Three identical skipping ropes are dropped in a heap. The six free ends of the ropes are picked up

by three people—each person picks up one free end with his right hand and another free end with his left. Then they all step away from each other.

(a) What is the probability that every person finds he is holding a single skipping rope?

(b) What is the probability that the three people are joined in a single closed chain?

Answer :

(a) What is the probability that every person finds he is holding a single skipping rope?
There are 3 ropes.

Each rope has two ends.

Therefore, there are a total of 6 ends.

Let us call the rope ends as follows :

Rope                               Ends

  1                                   1 – 2

  2                                   3 – 4

  3                                   5 - 6

Let us assume that the first person catches rope 1- end 1.

Now he has got 5 more ends left.

The probability of getting end 2 is therefore P(A) = 1/5

Let us now assume that the second person catches rope 2- end 3.

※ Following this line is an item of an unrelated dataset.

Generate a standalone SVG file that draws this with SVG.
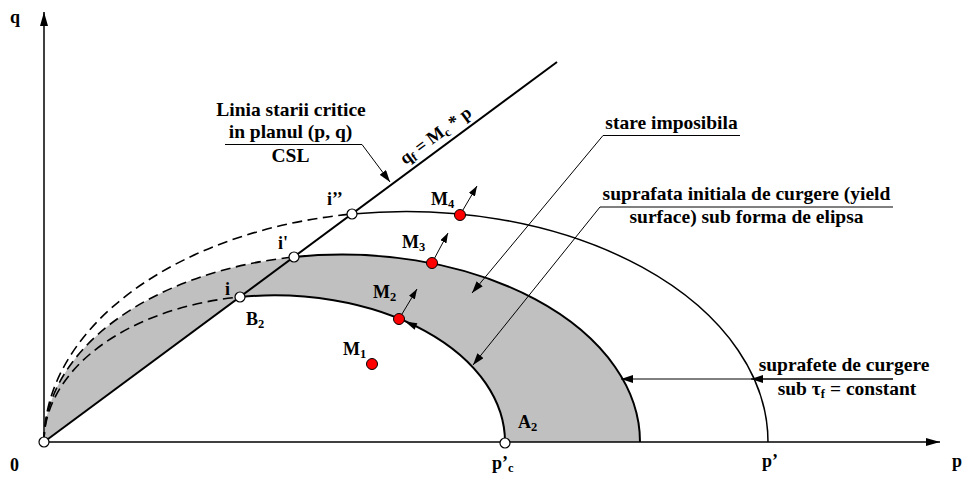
<svg xmlns="http://www.w3.org/2000/svg" width="963" height="480" viewBox="0 0 963 480">
<style>
text{font-family:'Liberation Serif','Times New Roman',serif;font-weight:bold;font-size:19.5px;fill:#000}
.lbl{font-size:18px}
.sub{font-size:12.5px}
.thick{fill:none;stroke:#000;stroke-width:2}
.thin{fill:none;stroke:#000;stroke-width:1.5}
.dash{fill:none;stroke:#000;stroke-width:1.6;stroke-dasharray:10,5.5}
.lead{fill:none;stroke:#000;stroke-width:1}
.open{fill:#fff;stroke:#000;stroke-width:1.2}
.red{fill:#ff0000;stroke:#000;stroke-width:1}
</style>
<defs>
<marker id="ah" viewBox="0 0 12 8" refX="12" refY="4" markerWidth="12" markerHeight="8" markerUnits="userSpaceOnUse" orient="auto">
<path d="M0,0 L12,4 L0,8 Z" fill="#000"/>
</marker>
<marker id="ahs" viewBox="0 0 10 7" refX="10" refY="3.5" markerWidth="10" markerHeight="7" markerUnits="userSpaceOnUse" orient="auto">
<path d="M0,0 L10,3.5 L0,7 Z" fill="#000"/>
</marker>
<marker id="axh" viewBox="0 0 14 8" refX="14" refY="4" markerWidth="14" markerHeight="8" markerUnits="userSpaceOnUse" orient="auto">
<path d="M0,0 L14,4 L0,8 Z" fill="#000"/>
</marker>
</defs>

<g id="shaded-zone">
<path d="M44,442 A298,187.4 0 0 1 640,442 L505,442 A230.5,146.6 0 0 0 240,297 L44,442 Z" fill="#c0c0c0" stroke="none"/>
</g>

<g id="axes">
<line class="thin" x1="44" y1="442" x2="44" y2="12" marker-end="url(#axh)"/>
<line class="thin" x1="44" y1="442" x2="940" y2="442" marker-end="url(#axh)"/>
</g>

<g id="yield-surfaces">
<path class="dash" d="M44,442 A230.5,146.6 0 0 1 240,297"/>
<path class="thick" d="M240,297 A230.5,146.6 0 0 1 505,442"/>
<path class="dash" d="M44,442 A298,187.4 0 0 1 294,257"/>
<path class="thick" d="M294,257 A298,187.4 0 0 1 640,442"/>
<path class="dash" d="M44,442 A362,230.6 0 0 1 352,214"/>
<path class="thin" d="M352,214 A362,230.6 0 0 1 768,442"/>
</g>

<g id="csl">
<line class="thick" x1="44" y1="442" x2="557" y2="62"/>
</g>

<g id="connectors">
<polyline class="lead" points="225,144.5 362,144.5 390,182" marker-end="url(#ah)"/>
<polyline class="lead" points="740,135.5 603,135.5 472,293" marker-end="url(#ah)"/>
<polyline class="lead" points="893,207 600,207 473,365" marker-end="url(#ah)"/>
<line class="lead" x1="893" y1="379" x2="621" y2="379" marker-end="url(#ah)"/>
<line class="lead" x1="893" y1="379" x2="751" y2="379" marker-end="url(#ah)"/>
<line class="lead" x1="399" y1="319" x2="417" y2="289" marker-end="url(#ahs)"/>
<line class="lead" x1="432" y1="263" x2="448" y2="233" marker-end="url(#ahs)"/>
<line class="lead" x1="460" y1="215" x2="477" y2="186" marker-end="url(#ahs)"/>
<path d="M405,321.5 L414.6,329.7 L417.4,323.3 Z" fill="#000"/>
</g>

<g id="point-0"><circle class="open" cx="44" cy="442" r="5"/></g>
<g id="point-B2"><circle class="open" cx="240" cy="297" r="5"/></g>
<g id="point-i1"><circle class="open" cx="294" cy="257" r="5"/></g>
<g id="point-i2"><circle class="open" cx="352" cy="214" r="5"/></g>
<g id="point-A2"><circle class="open" cx="505" cy="443" r="5"/></g>
<g id="point-M1"><circle class="red" cx="372" cy="364" r="5.5"/></g>
<g id="point-M2"><circle class="red" cx="399" cy="319" r="5.5"/></g>
<g id="point-M3"><circle class="red" cx="432" cy="263" r="5.5"/></g>
<g id="point-M4"><circle class="red" cx="460" cy="215" r="5.5"/></g>

<g id="labels">
<text class="lbl" x="10" y="23">q</text>
<text class="lbl" x="10" y="471">0</text>
<text class="lbl" x="952" y="467">p</text>
<text class="lbl" x="762" y="467">p’</text>
<text class="lbl" x="492" y="469">p’<tspan class="sub" dy="3">c</tspan></text>
<text class="lbl" x="518" y="428">A<tspan class="sub" dy="3">2</tspan></text>
<text class="lbl" x="246" y="325">B<tspan class="sub" dy="3">2</tspan></text>
<text class="lbl" x="225" y="295">i</text>
<text class="lbl" x="278" y="249">i'</text>
<text class="lbl" x="327" y="205">i’’</text>
<text class="lbl" x="431" y="205">M<tspan class="sub" dy="3">4</tspan></text>
<text class="lbl" x="402" y="248">M<tspan class="sub" dy="3">3</tspan></text>
<text class="lbl" x="373" y="298">M<tspan class="sub" dy="3">2</tspan></text>
<text class="lbl" x="343" y="355">M<tspan class="sub" dy="3">1</tspan></text>
<text class="lbl" transform="translate(439,140) rotate(-36.5)" text-anchor="middle">q<tspan class="sub" dy="3">f</tspan><tspan dy="-3"> = M</tspan><tspan class="sub" dy="3">c</tspan><tspan dy="-3"> * p</tspan></text>
</g>

<g id="note-csl">
<text x="291" y="115.5" text-anchor="middle">Linia starii critice</text>
<text x="290.5" y="137.5" text-anchor="middle">in planul (p, q)</text>
<text x="290.5" y="161.5" text-anchor="middle">CSL</text>
</g>
<g id="note-impossible">
<text x="671.5" y="129" text-anchor="middle">stare imposibila</text>
</g>
<g id="note-initial">
<text x="746.5" y="200" text-anchor="middle">suprafata initiala de curgere (yield</text>
<text x="746.5" y="223" text-anchor="middle">surface) sub forma de elipsa</text>
</g>
<g id="note-constant">
<text x="844" y="371" text-anchor="middle">suprafete de curgere</text>
<text x="847" y="395" text-anchor="middle">sub τ<tspan class="sub" dy="3">f</tspan><tspan dy="-3"> = constant</tspan></text>
</g>
</svg>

Now he has got 3 more ends left.

The probability of getting end 4 is therefore P(B) = 1/3

Let us assume that the third person catches rope 3- end 5.

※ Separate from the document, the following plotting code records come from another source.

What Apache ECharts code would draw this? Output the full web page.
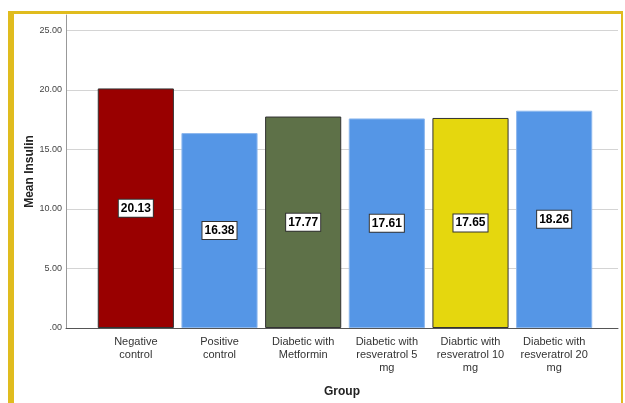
<!DOCTYPE html>
<html><head><meta charset="utf-8">
<script src="https://cdn.jsdelivr.net/npm/echarts@6/dist/echarts.min.js"></script>
<style>html,body{margin:0;padding:0;background:#fff}#c{width:625px;height:403px}</style>
</head><body><div id="c"></div>
<script>
var categories = ["Negative\ncontrol","Positive\ncontrol","Diabetic with\nMetformin","Diabetic with\nresveratrol 5\nmg","Diabrtic with\nresveratrol 10\nmg","Diabetic with\nresveratrol 20\nmg"];
var values = [20.13, 16.38, 17.77, 17.61, 17.65, 18.26];
var barColors = ["#990000","#5596E6","#5E7148","#5596E6","#E5D70E","#5596E6"];
var barBorders = ["#333333","#8DB8EE","#333333","#8DB8EE","#333333","#8DB8EE"];
var yTicks = [0,5,10,15,20,25];

var chart = echarts.init(document.getElementById('c'));
var font = 'Liberation Sans, Arial, sans-serif';
chart.setOption({
  animation:false,
  grid:[
    {left:66, right:7, top:15, bottom:75},
    {left:66, right:7, top:30.5, bottom:75},
    {left:94, width:502, top:30.5, bottom:75}
  ],
  xAxis:[
    {gridIndex:0, type:'category', data:categories, show:false},
    {gridIndex:1, type:'category', data:categories, axisLine:{show:true,lineStyle:{color:'#555',width:1}}, axisTick:{show:false}, axisLabel:{show:false},
     name:'Group', nameLocation:'middle', nameGap:58, nameTextStyle:{fontFamily:font,fontWeight:'bold',fontSize:12,color:'#222'}},
    {gridIndex:2, type:'category', data:categories, axisLine:{show:false}, axisTick:{show:false},
     axisLabel:{fontFamily:font,fontSize:11,color:'#333',lineHeight:13,margin:7,interval:0}}
  ],
  yAxis:[
    {gridIndex:0, type:'value', min:0, max:1, axisLine:{show:true,lineStyle:{color:'#999'}}, axisTick:{show:false}, axisLabel:{show:false}, splitLine:{show:false},
     name:'Mean Insulin', nameLocation:'middle', nameGap:30, nameTextStyle:{fontFamily:font,fontWeight:'bold',fontSize:12,color:'#222'}},
    {gridIndex:1, type:'value', min:0, max:25, interval:5, axisLine:{show:false}, axisTick:{show:false},
     axisLabel:{fontFamily:font,fontSize:9,color:'#444',margin:4,formatter:function(v){return v===0?'.00':v.toFixed(2);}},
     splitLine:{show:true,lineStyle:{color:'#d4d4d4',width:1}}},
    {gridIndex:2, type:'value', min:0, max:25, interval:5, show:false}
  ],
  series:[{
    type:'bar', xAxisIndex:2, yAxisIndex:2, barCategoryGap:'9%',
    data: values.map(function(v,i){return {value:v, itemStyle:{color:barColors[i], borderColor:barBorders[i], borderWidth:1}};}),
    label:{show:true, position:'inside', formatter:function(p){return p.value.toFixed(2);},
      fontFamily:font, fontWeight:'bold', fontSize:12, color:'#000', backgroundColor:'#fff', borderColor:'#333', borderWidth:1, padding:[3,2,2,2]}
  }],
  graphic:[
    {type:'rect', shape:{x:8,y:11,width:615,height:3}, style:{fill:'#E0BC1E'}, silent:true},
    {type:'rect', shape:{x:8,y:11,width:6,height:392}, style:{fill:'#E0BC1E'}, silent:true},
    {type:'rect', shape:{x:621,y:11,width:2,height:392}, style:{fill:'#E0BC1E'}, silent:true}
  ]
});
</script></body></html>
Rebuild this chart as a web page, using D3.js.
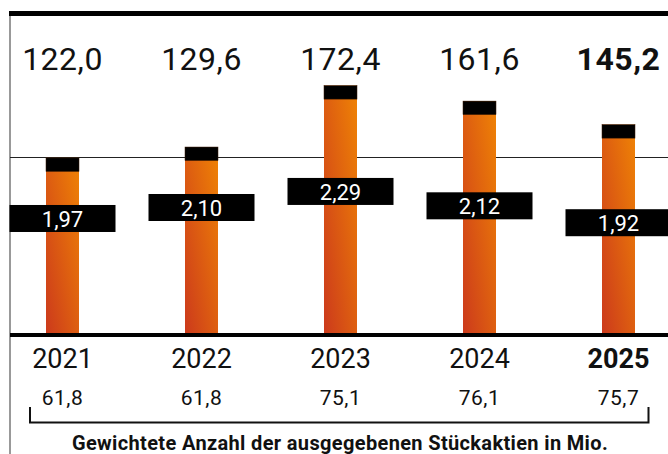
<!DOCTYPE html>
<html>
<head>
<meta charset="utf-8">
<script src="https://cdn.jsdelivr.net/npm/d3@7"></script>
<style>
  body { margin: 0; background: #fff; }
  svg { display: block; font-family: Roboto, "DejaVu Sans", sans-serif; }
</style>
</head>
<body>
<div id="chart"></div>
<script>
// data
const years = ["2021", "2022", "2023", "2024", "2025"];
const totals = [122.0, 129.6, 172.4, 161.6, 145.2];      // value above each bar
const dividends = [1.97, 2.10, 2.29, 2.12, 1.92];        // black boxes
const shares = [61.8, 61.8, 75.1, 76.1, 75.7];           // row under the years
const caption = "Gewichtete Anzahl der ausgegebenen Stückaktien in Mio.";

const width = 668, height = 454;
const fmt = v => v.toFixed(1).replace(".", ",");
const fmt2 = v => v.toFixed(2).replace(".", ",");

const svg = d3.select("#chart").append("svg")
  .attr("width", width)
  .attr("height", height);

const defs = svg.append("defs");
const grad = defs.append("linearGradient")
  .attr("id", "barGrad")
  .attr("x1", 1).attr("y1", 0)
  .attr("x2", 0).attr("y2", 1);
grad.append("stop").attr("offset", 0).attr("stop-color", "#ef8305");
grad.append("stop").attr("offset", 1).attr("stop-color", "#cc3a1c");

const x = d3.scalePoint()
  .domain(years)
  .range([62.5, 618.5]);

const y = d3.scaleLinear()
  .domain([0, 180])
  .range([333, 74.7]);

// dividend boxes have their own scale
const yd = d3.scaleLinear()
  .domain([1.9, 2.3])
  .range([224.4, 190.6]);

const barW = 33;
const capH = 13.5;

// frame
svg.append("line")
  .attr("x1", 10).attr("x2", 10)
  .attr("y1", 14).attr("y2", height)
  .attr("stroke", "#777").attr("stroke-width", 1.5);

svg.append("rect")
  .attr("x", 9).attr("y", 11)
  .attr("width", width - 9).attr("height", 5)
  .attr("fill", "#000");

// thin reference line
svg.append("line")
  .attr("x1", 10).attr("x2", width)
  .attr("y1", 157.5).attr("y2", 157.5)
  .attr("stroke", "#222").attr("stroke-width", 1);

// bars
svg.selectAll(".bar")
  .data(totals)
  .enter()
  .append("rect")
  .attr("class", "bar")
  .attr("x", (d, i) => x(years[i]) - barW / 2)
  .attr("y", d => y(d))
  .attr("width", barW)
  .attr("height", d => y(0) - y(d))
  .attr("fill", "url(#barGrad)");

svg.selectAll(".cap")
  .data(totals)
  .enter()
  .append("rect")
  .attr("class", "cap")
  .attr("x", (d, i) => x(years[i]) - barW / 2)
  .attr("y", d => y(d))
  .attr("width", barW)
  .attr("height", capH)
  .attr("fill", "#000")
  .attr("stroke", "#3a1a05")
  .attr("stroke-width", 0.5);

// baseline
svg.append("rect")
  .attr("x", 10).attr("y", y(0))
  .attr("width", width - 10).attr("height", 4)
  .attr("fill", "#000");

// dividend boxes
const boxW = 106, boxH = 27;
const boxes = svg.selectAll(".div")
  .data(dividends)
  .enter()
  .append("g")
  .attr("class", "div")
  .attr("transform", (d, i) => `translate(${x(years[i])},${yd(d)})`);

boxes.append("rect")
  .attr("x", -boxW / 2).attr("y", -boxH / 2)
  .attr("width", boxW).attr("height", boxH)
  .attr("fill", "#000");

boxes.append("text")
  .attr("text-anchor", "middle")
  .attr("dy", "0.38em")
  .attr("fill", "#fff")
  .style("font-size", "22px")
  .text(d => fmt2(d));

// totals on top
svg.selectAll(".total")
  .data(totals)
  .enter()
  .append("text")
  .attr("class", "total")
  .attr("x", (d, i) => x(years[i]))
  .attr("y", 70)
  .attr("text-anchor", "middle")
  .style("font-size", "32px")
  .style("font-weight", (d, i) => i === years.length - 1 ? 700 : 400)
  .style("letter-spacing", "0.5px")
  .attr("fill", "#111")
  .text(d => fmt(d));

// years
svg.selectAll(".year")
  .data(years)
  .enter()
  .append("text")
  .attr("class", "year")
  .attr("x", d => x(d))
  .attr("y", 367.5)
  .attr("text-anchor", "middle")
  .style("font-size", "27px")
  .style("font-weight", (d, i) => i === years.length - 1 ? 700 : 400)
  .attr("fill", "#111")
  .text(d => d);

// shares row
svg.selectAll(".share")
  .data(shares)
  .enter()
  .append("text")
  .attr("class", "share")
  .attr("x", (d, i) => x(years[i]))
  .attr("y", 405)
  .attr("text-anchor", "middle")
  .style("font-size", "21px")
  .style("letter-spacing", "0.5px")
  .attr("fill", "#111")
  .text(d => fmt(d));

// bracket under the shares row
svg.append("path")
  .attr("d", "M30,407 V422.5 H648.5 V407")
  .attr("fill", "none")
  .attr("stroke", "#111")
  .attr("stroke-width", 2);

svg.append("text")
  .attr("x", 340)
  .attr("y", 450)
  .attr("text-anchor", "middle")
  .style("font-size", "20px")
  .style("font-weight", 700)
  .style("letter-spacing", "0.35px")
  .attr("fill", "#111")
  .text(caption);
</script>
</body>
</html>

Now he has got only 1 more end left.

The probability of getting end 6 is therefore P(C) = 1/1= 1

Therefore the total probability is P = P(A)*P(B)*P(C)= 1/5*1/3*1=1/15

The python code for the same is given below :




tie1=0
attempt1=0
a=0
for rop1 in range(1,7):
    if rop1==1:
        continue
    for rop2 in range(1,6):
        if rop2==1:
            tie1+=1
        attempt1+=1
a+=float(tie1)/attempt1

tie2=0
attempt2=0
b=0
for rop3 in range(1,5):
    if rop3==1:
        continue
    for rop4 in range(1,4):
        if rop4==1:
            tie2+=1
        attempt2+=1
b+=float(tie2)/attempt2

tie3=0
attempt3=0
c=0
for rop5 in range(1,3):
    if rop5==1:
        continue
    for rop6 in range(1,2):
        if rop6==1:
            tie3+=1
        attempt3+=1
c+=float(tie3)/attempt3

print('The probability = ',float(a*b*c))

Answer :

(b) What is the probability that the three people are joined in a single closed chain?

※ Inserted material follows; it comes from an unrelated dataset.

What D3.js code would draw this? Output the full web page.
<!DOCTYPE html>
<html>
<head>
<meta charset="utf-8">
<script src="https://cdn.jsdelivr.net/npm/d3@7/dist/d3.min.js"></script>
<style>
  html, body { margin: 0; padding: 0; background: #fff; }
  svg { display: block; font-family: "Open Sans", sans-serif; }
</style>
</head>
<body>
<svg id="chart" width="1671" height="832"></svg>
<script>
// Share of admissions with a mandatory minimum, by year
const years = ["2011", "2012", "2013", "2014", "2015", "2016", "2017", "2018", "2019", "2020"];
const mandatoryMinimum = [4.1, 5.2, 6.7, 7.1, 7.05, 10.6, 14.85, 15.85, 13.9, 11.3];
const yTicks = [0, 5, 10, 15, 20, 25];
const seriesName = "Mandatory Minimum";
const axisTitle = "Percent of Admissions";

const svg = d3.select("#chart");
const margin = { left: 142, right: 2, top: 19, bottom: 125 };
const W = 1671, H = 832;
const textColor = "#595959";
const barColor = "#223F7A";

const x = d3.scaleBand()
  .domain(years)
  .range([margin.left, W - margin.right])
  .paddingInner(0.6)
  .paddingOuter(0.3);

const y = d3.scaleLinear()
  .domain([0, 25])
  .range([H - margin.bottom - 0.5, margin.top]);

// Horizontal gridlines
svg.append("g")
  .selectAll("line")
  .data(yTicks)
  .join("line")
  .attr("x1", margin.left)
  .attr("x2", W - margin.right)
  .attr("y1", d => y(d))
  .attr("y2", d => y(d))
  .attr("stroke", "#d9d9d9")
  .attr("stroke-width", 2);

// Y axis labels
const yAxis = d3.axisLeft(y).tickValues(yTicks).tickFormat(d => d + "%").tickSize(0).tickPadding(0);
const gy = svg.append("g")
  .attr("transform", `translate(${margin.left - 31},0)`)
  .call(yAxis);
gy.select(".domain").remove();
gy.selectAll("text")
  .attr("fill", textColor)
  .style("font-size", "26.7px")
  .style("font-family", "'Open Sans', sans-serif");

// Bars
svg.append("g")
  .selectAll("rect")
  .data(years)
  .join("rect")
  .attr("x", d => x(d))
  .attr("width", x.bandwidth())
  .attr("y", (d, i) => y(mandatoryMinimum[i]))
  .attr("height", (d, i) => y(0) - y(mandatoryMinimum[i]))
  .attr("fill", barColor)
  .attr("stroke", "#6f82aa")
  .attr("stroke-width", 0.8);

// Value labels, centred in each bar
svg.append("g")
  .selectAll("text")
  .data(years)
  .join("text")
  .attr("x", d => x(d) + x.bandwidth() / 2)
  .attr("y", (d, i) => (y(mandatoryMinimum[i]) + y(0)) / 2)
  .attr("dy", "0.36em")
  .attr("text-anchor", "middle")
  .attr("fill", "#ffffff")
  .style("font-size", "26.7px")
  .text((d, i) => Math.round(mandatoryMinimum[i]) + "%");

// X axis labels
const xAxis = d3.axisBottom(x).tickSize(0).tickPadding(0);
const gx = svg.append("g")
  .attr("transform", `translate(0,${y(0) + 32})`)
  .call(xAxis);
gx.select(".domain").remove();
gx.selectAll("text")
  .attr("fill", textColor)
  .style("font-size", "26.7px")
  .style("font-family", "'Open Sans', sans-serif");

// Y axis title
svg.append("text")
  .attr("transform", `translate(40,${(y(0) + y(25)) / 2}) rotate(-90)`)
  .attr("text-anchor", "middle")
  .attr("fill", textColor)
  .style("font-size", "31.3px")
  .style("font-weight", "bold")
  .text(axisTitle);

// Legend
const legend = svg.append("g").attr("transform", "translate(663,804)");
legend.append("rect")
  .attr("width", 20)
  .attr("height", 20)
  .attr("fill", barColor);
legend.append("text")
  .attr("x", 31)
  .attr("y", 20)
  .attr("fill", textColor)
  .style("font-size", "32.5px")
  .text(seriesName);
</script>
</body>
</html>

Let us assume that the first person catches rope 1- end 1.

Now he has got 4 out of 5 ends left as he should not choose end 2.

Therefore the probability is P(A) = 4/5

Let us now assume that the second person catches rope 2- end 3.

Now he has got 2 out of 3 ends left as he should not choose end 4.

Therefore the probability is P(B) = 2/3

Now the third person has got only 1 more option left.

Therefore the probability is P(C) = 1/1= 1

Therefore the total probability is P = P(A)*P(B)*P(C)= 4/5*2/3*1=8/15

The python code is given below :

s1=0
tries1=0
a=0
for first1 in range(1,7):
    if first1==1:
        continue
    for first2 in range(2,7):
        if first2==2:
            s1+=1
        tries1+=1
a+=1-float(s1)/tries1

s2=0
tries2=0
b=0
for second1 in range(3,7):
    if second1==3:
        continue
    for second2 in range(4,7):
        if second2==4:
            s2+=1
        tries2+=1
b+=1-float(s2)/tries2

s3=0
tries3=0
c=0
for third1 in range(5,7):
    if third1==1:
        continue
    for third2 in range(6,7):
        if third2==2:
            s3+=1
        tries3+=1
c+=1-s3/tries3
print('The probability = ',float(a*b*c))